━━━━━ Records ━━━━━

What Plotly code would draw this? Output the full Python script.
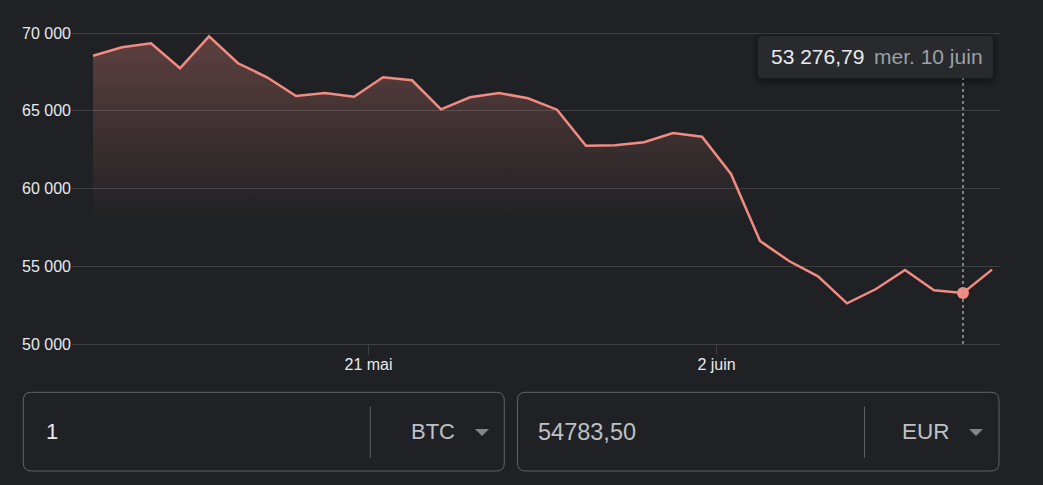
import plotly.graph_objects as go
import pandas as pd

# ---- data ----
dates = pd.date_range("2026-05-11 12:00", "2026-06-11 12:00", freq="D")
prices = [68541, 69081, 69338, 67730, 69788, 68052, 67152, 65949, 66142, 65904,
          67152, 66958, 65094, 65865, 66142, 65801, 65068, 62753, 62778, 62971,
          63569, 63333, 60933, 56624, 55338, 54354, 52617, 53537, 54759, 53453,
          53276.79, 54783.50]
hover_index = 30
hover_label = "mer. 10 juin"
x_tickvals = ["2026-05-21", "2026-06-02"]
x_ticktext = ["21 mai", "2 juin"]
y_tickvals = [50000, 55000, 60000, 65000, 70000]
amount = "1"
from_cur = "BTC"
to_cur = "EUR"

# ---- styling ----
BG = "#202124"
LINE = "#f28b82"
GRID = "#3c4043"
FONT = "Liberation Sans, Arial, sans-serif"
W, H = 1043, 485
L, R, T, B = 72, 43, 20, 141
PW, PH = W - L - R, H - T - B


def px(x):
    return (x - L) / PW


def py(y):
    return (H - B - y) / PH


def rounded_rect(x0, y0, x1, y1, r):
    rx, ry = r / PW, r / PH
    X0, X1 = px(x0), px(x1)
    Y0, Y1 = py(y0), py(y1)  # Y0 top (larger), Y1 bottom
    return (f"M {X0+rx},{Y0} L {X1-rx},{Y0} Q {X1},{Y0} {X1},{Y0-ry} "
            f"L {X1},{Y1+ry} Q {X1},{Y1} {X1-rx},{Y1} L {X0+rx},{Y1} "
            f"Q {X0},{Y1} {X0},{Y1+ry} L {X0},{Y0-ry} Q {X0},{Y0} {X0+rx},{Y0} Z")


fig = go.Figure()
fig.add_trace(go.Scatter(
    x=dates, y=prices, mode="lines",
    line=dict(color=LINE, width=2.5),
    fill="tozeroy",
    fillgradient=dict(type="vertical",
                      colorscale=[[0, "rgba(242,139,130,0)"], [1, "rgba(242,139,130,0.30)"]],
                      start=58000, stop=70000),
    hoverinfo="skip",
))
fig.add_trace(go.Scatter(
    x=[dates[hover_index]], y=[prices[hover_index]], mode="markers",
    marker=dict(color=LINE, size=12), hoverinfo="skip",
))

y_top = 50000 + PH * 20000 / 311

shapes = []
# hover dotted line
shapes.append(dict(type="line", xref="x", yref="paper",
                   x0=dates[hover_index], x1=dates[hover_index], y0=0, y1=py(78),
                   line=dict(color="#9aa0a6", width=1.5, dash="3px,3px"), layer="above"))
# tooltip shadow + box
for i, a in enumerate([0.05, 0.07, 0.09]):
    g = 6 - 2 * i
    shapes.append(dict(type="path", xref="paper", yref="paper",
                       path=rounded_rect(758 - g, 36 - g + 2, 993 + g, 78 + g + 2, 6 + g),
                       fillcolor=f"rgba(0,0,0,{a})", line=dict(width=0), layer="above"))
shapes.append(dict(type="path", xref="paper", yref="paper",
                   path=rounded_rect(758, 36, 993, 78, 4),
                   fillcolor="#292a2d", line=dict(width=0), layer="above"))

# converter boxes
for (x0, x1, sep) in [(23.3, 504.3, 370.3), (517.5, 999, 864.6)]:
    shapes.append(dict(type="path", xref="paper", yref="paper",
                       path=rounded_rect(x0, 392.3, x1, 471, 8),
                       fillcolor="rgba(0,0,0,0)", line=dict(color="#5f6368", width=1)))
    shapes.append(dict(type="line", xref="paper", yref="paper",
                       x0=px(sep), x1=px(sep), y0=py(406.7), y1=py(457.7),
                       line=dict(color="#5f6368", width=1)))
for (tx0, tx1) in [(475, 489), (969, 983)]:
    cx = (tx0 + tx1) / 2
    shapes.append(dict(type="path", xref="paper", yref="paper",
                       path=f"M {px(tx0)},{py(429)} L {px(tx1)},{py(429)} L {px(cx)},{py(436)} Z",
                       fillcolor="#80868b", line=dict(width=0)))

val = prices[hover_index]
val_txt = f"{val:,.2f}".replace(",", " ").replace(".", ",")
last_txt = f"{prices[-1]:.2f}".replace(".", ",")

annotations = [
    dict(xref="paper", yref="paper", x=px(769), y=py(57), xanchor="left", yanchor="middle",
         text=val_txt, showarrow=False, font=dict(family=FONT, size=21, color="#e8eaed")),
    dict(xref="paper", yref="paper", x=px(872), y=py(57), xanchor="left", yanchor="middle",
         text=hover_label, showarrow=False, font=dict(family=FONT, size=21, color="#9aa0a6")),
    dict(xref="paper", yref="paper", x=px(44), y=py(432), xanchor="left", yanchor="middle",
         text=amount, showarrow=False, font=dict(family=FONT, size=22, color="#e8eaed")),
    dict(xref="paper", yref="paper", x=px(457), y=py(432), xanchor="right", yanchor="middle",
         text=from_cur, showarrow=False, font=dict(family=FONT, size=22, color="#bdc1c6")),
    dict(xref="paper", yref="paper", x=px(536), y=py(432), xanchor="left", yanchor="middle",
         text=last_txt, showarrow=False, font=dict(family=FONT, size=23.5, color="#bdc1c6")),
    dict(xref="paper", yref="paper", x=px(951.5), y=py(432), xanchor="right", yanchor="middle",
         text=to_cur, showarrow=False, font=dict(family=FONT, size=22.5, color="#bdc1c6")),
]

fig.update_layout(
    width=W, height=H,
    margin=dict(l=L, r=R, t=T, b=B, pad=0),
    paper_bgcolor=BG, plot_bgcolor=BG,
    showlegend=False, hovermode=False,
    separators=", ",
    font=dict(family=FONT, color="#e8eaed", size=16),
    shapes=shapes, annotations=annotations,
    xaxis=dict(
        range=["2026-05-10 18:36", "2026-06-11 18:37"],
        tickvals=x_tickvals, ticktext=x_ticktext,
        showgrid=False, zeroline=False,
        showline=True, linecolor=GRID, linewidth=1,
        ticks="outside", ticklen=10, tickcolor=GRID, tickwidth=1,
        tickfont=dict(size=16, color="#e8eaed"),
        ticklabelstandoff=-4,
        fixedrange=True,
    ),
    yaxis=dict(
        range=[50000, y_top],
        tickvals=y_tickvals, tickformat=",.0f",
        showgrid=True, gridcolor=GRID, gridwidth=1,
        zeroline=False, showline=False, ticks="",
        tickfont=dict(size=16, color="#e8eaed"),
        ticklabelstandoff=0,
        fixedrange=True,
    ),
)

fig.write_html("out.html", config={"displayModeBar": False})
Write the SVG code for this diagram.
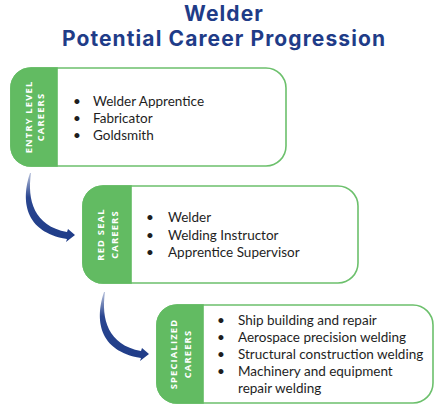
<svg xmlns="http://www.w3.org/2000/svg" width="445" height="414" viewBox="0 0 445 414">
<defs>
<style>
.title{font-family:Inter,"Liberation Sans",sans-serif;font-weight:700;font-size:21px;letter-spacing:1.1px;fill:#1f3c88;text-anchor:middle}
.box{fill:#fff;stroke:#6cc06c;stroke-width:1.6}
.tab{fill:#62bb62;stroke:#62bb62;stroke-width:1.6}
.tl{font-family:"Open Sans","Liberation Sans",sans-serif;font-weight:700;font-size:9.3px;letter-spacing:1.2px;fill:#fff;text-anchor:middle}
.it{font-family:Lato,"Liberation Sans",sans-serif;font-size:13.5px;fill:#1e1e1e}
.arr{fill:url(#ag)}
</style>
<linearGradient id="ag" x1="0" y1="0" x2="0" y2="1">
<stop offset="0" stop-color="#b8c2dc"/>
<stop offset="0.35" stop-color="#2a4690"/>
<stop offset="1" stop-color="#1f3c88"/>
</linearGradient>
<path id="arrow" d="M30,173 C21,200 24,232 67,239 L66,242 L75,235 L68,229 L67,232 C34,226 27,200 31,173 Z"/>
</defs>
<rect width="445" height="414" fill="#fff"/>
<g id="title">
<text class="title" x="224" y="21">Welder</text>
<text class="title" x="224" y="46">Potential Career Progression</text>
</g>
<g id="connectors">
<use href="#arrow" class="arr"/>
<use href="#arrow" class="arr" transform="translate(74,119)"/>
</g>
<g id="entry">
<rect class="box" x="11" y="68" width="275" height="98" rx="20"/>
<path class="tab" d="M57,68 H31 A20,20 0 0 0 11,88 V146 A20,20 0 0 0 31,166 H57 Z"/>
<text class="tl" transform="translate(31.5,117) rotate(-90)">ENTRY LEVEL</text>
<text class="tl" transform="translate(43.5,117) rotate(-90)">CAREERS</text>
<text class="it" x="73" y="106">•</text><text class="it" x="93" y="106">Welder Apprentice</text>
<text class="it" x="73" y="123">•</text><text class="it" x="93" y="123">Fabricator</text>
<text class="it" x="73" y="140">•</text><text class="it" x="93" y="140">Goldsmith</text>
</g>
<g id="redseal">
<rect class="box" x="83" y="186" width="275" height="97" rx="20"/>
<path class="tab" d="M131,186 H103 A20,20 0 0 0 83,206 V263 A20,20 0 0 0 103,283 H131 Z"/>
<text class="tl" transform="translate(104,234.5) rotate(-90)">RED SEAL</text>
<text class="tl" transform="translate(117.5,234.5) rotate(-90)">CAREERS</text>
<text class="it" x="146" y="222">•</text><text class="it" x="168" y="222">Welder</text>
<text class="it" x="146" y="239.5">•</text><text class="it" x="168" y="239.5">Welding Instructor</text>
<text class="it" x="146" y="257">•</text><text class="it" x="168" y="257">Apprentice Supervisor</text>
</g>
<g id="specialized">
<rect class="box" x="157" y="305" width="276" height="98" rx="20"/>
<path class="tab" d="M203,305 H177 A20,20 0 0 0 157,325 V383 A20,20 0 0 0 177,403 H203 Z"/>
<text class="tl" transform="translate(176.5,354) rotate(-90)">SPECIALIZED</text>
<text class="tl" transform="translate(190.5,354) rotate(-90)">CAREERS</text>
<text class="it" x="217" y="325">•</text><text class="it" x="238" y="325">Ship building and repair</text>
<text class="it" x="217" y="342">•</text><text class="it" x="238" y="342">Aerospace precision welding</text>
<text class="it" x="217" y="359">•</text><text class="it" x="238" y="359">Structural construction welding</text>
<text class="it" x="217" y="376">•</text><text class="it" x="238" y="376">Machinery and equipment</text>
<text class="it" x="238" y="393">repair welding</text>
</g>
</svg>
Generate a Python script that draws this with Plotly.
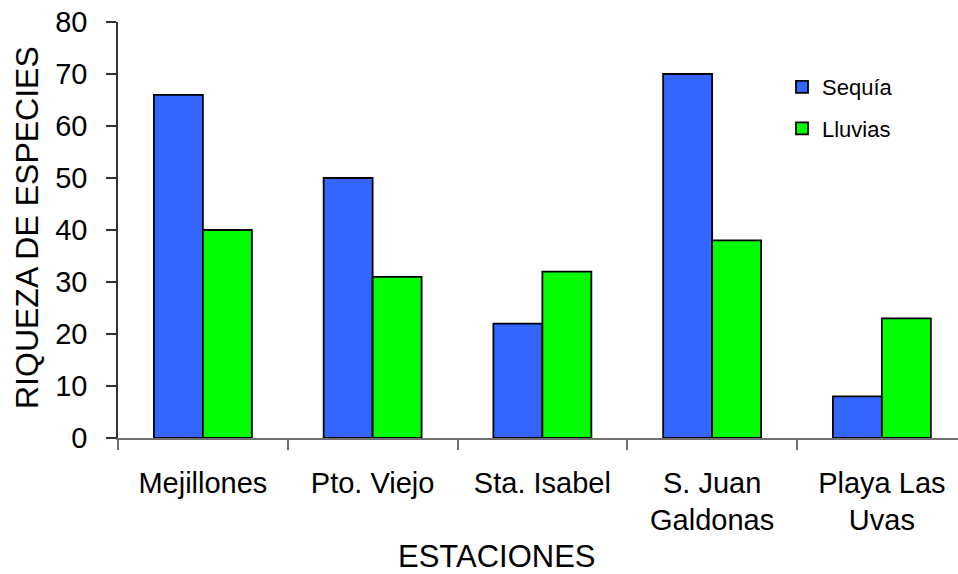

━━━━━

- Set exercise:
Would you reproduce the lines above, from the very first through the line containing "import pandas as pd", exactly and without the pictures?

- Exercise answer:
What Plotly code would draw this? Output the full Python script.
import plotly.graph_objects as go
import pandas as pd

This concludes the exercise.